Your Credit Score: What it means
Before they decide on the terms of your loan (which they base on their risk), lenders need to discover two things about you: whether you can repay the loan, and if you are willing to pay it back. To assess your ability to repay, they look at your debt-to-income ratio. To assess your willingness to repay, they use your credit score.
The most commonly used credit scores are FICO scores, which Fair Isaac & Company, a financial analytics agency, developed. Your FICO score ranges from 350 (very high risk) to 850 (low risk). You can find out more on FICO here.
Credit scores only consider the information in your credit reports. They do not consider your income, savings, amount of down payment, or factors like gender, race, nationality or marital status. These scores were invented specifically for this reason. Credit scoring was developed to assess willingness to pay while specifically excluding any other irrelevant factors.

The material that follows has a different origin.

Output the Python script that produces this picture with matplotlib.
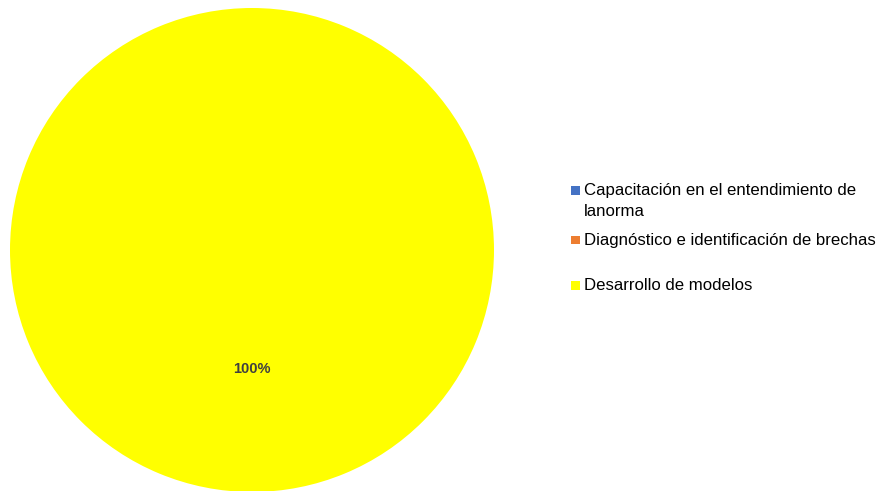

Deliquencies, derogatory payment behavior, debt level, length of credit history, types of credit and the number of inquiries are all calculated into credit scoring. Your score results from positive and negative information in your credit report. Late payments count against you, but a record of paying on time will raise it.
Your credit report must have at least one account which has been open for six months or more, and at least one account that has been updated in the past six months for you to get a credit score. This payment history ensures that there is sufficient information in your report to build a score. Some people don't have a long enough credit history to get a credit score. They should build up a credit history before they apply.